Nenad Brixy graduated from a high school in Varaždin, dropped out of university and started writing. He worked for several newspapers, some of which he edited as well, but he especially loved to write humorous crime novels, such as those with an anti-hero Timothy Tatcher. However, he is most famous for the translations of Alan Ford comics, written by Luciano Secchi (Max Bunker) and drawn by Roberto Ravioli (Magnus), which were published by Vjesnik from 1972. Sentences like “Better to live one hundred years as a millionaire than seven days in misery!” and “Hello, Bing! How’s your brother?” entered the popular culture of former Yugoslavia.

“It was a slang which was quite common in Zagreb. However, it was equally understood in the whole of former Yugoslavia, including Belgrade, where it is the only accepted translation. Why was Alan Ford so popular in our country, but not in others? I believe some of it is about the ‘recognition’ of our own behaviour, way of thinking. Italians are similar to us. There are no honest characters, just thieves and fools”, says Davor Brixy.

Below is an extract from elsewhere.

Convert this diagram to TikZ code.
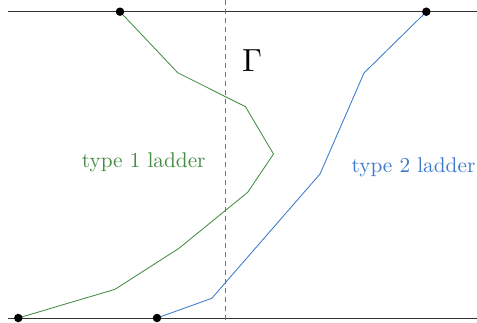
\documentclass[tikz,border=0pt]{standalone}
\definecolor{lgreen}{RGB}{68,140,68}
\definecolor{lblue}{RGB}{60,122,204}
\begin{document}
\begin{tikzpicture}[x=1pt,y=-1pt,
  bound/.style={draw=black!80,line width=0.9pt},
  dot/.style={circle,fill=black,inner sep=0pt,minimum size=8.5pt},
  greenpath/.style={draw=lgreen,line width=0.85pt,line join=round},
  bluepath/.style={draw=lblue,line width=0.85pt,line join=round},
  gammaline/.style={draw=black!55,line width=0.85pt,dash pattern=on 5pt off 4pt},
  lbl/.style={scale=2.13,inner sep=0pt,anchor=base}]
\useasboundingbox (0,0) rectangle (477,322);
% boundary lines
\coordinate (tl) at (8,11.7);
\coordinate (tr) at (477,11.7);
\coordinate (bl) at (8,318);
\coordinate (br) at (477,318);
\draw[bound] (tl) -- (tr);
\draw[bound] (bl) -- (br);
% Gamma
\coordinate (gt) at (225.6,0);
\coordinate (gb) at (225.6,322);
\draw[gammaline] (gt) -- (gb);
% green ladder
\coordinate (g0) at (120,11.7);
\coordinate (g1) at (177.7,72.7);
\coordinate (g2) at (245.5,106.7);
\coordinate (g3) at (273.5,154);
\coordinate (g4) at (247.7,192.3);
\coordinate (g5) at (179,248.3);
\coordinate (g6) at (115,289.3);
\coordinate (g7) at (18.3,318);
\draw[greenpath] (g0) -- (g1) -- (g2) -- (g3) -- (g4) -- (g5) -- (g6) -- (g7);
% blue ladder
\coordinate (b0) at (426.3,11.7);
\coordinate (b1) at (364,73);
\coordinate (b2) at (320,174);
\coordinate (b3) at (211.8,298.3);
\coordinate (b4) at (157,318);
\draw[bluepath] (b0) -- (b1) -- (b2) -- (b3) -- (b4);
% dots
\node[dot] (d1) at (g0) {};
\node[dot] (d2) at (b0) {};
\node[dot] (d3) at (g7) {};
\node[dot] (d4) at (b4) {};
% labels
\node[scale=3.2,inner sep=0pt,anchor=base] (gamma) at (252,71) {$\Gamma$};
\node[lbl,text=lgreen] (t1) at (143.7,167.3) {type 1 ladder};
\node[lbl,text=lblue] (t2) at (413.5,172.3) {type 2 ladder};
\end{tikzpicture}
\end{document}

It is not known how many comic books his father translated. He would sometimes add his own sentences and “tweak” them when Bunker would go astray. Great care was taken so that nothing Nazi would ever be seen, that no US military iconography was shown and that the Russians did not look like the Russians. There was also some self-censorship. “With free translation and adaptation, many sensitive areas were hidden”, he adds.

His father loved sports, especially cycling and tennis. He liked to talk about the American cable television and the large number of sports channels American could watch. “Today, we would probably have to peel him off the television”, jokes Davor.

Alan Ford is current even today. Daily events are often described with Fordist language, characters and plots.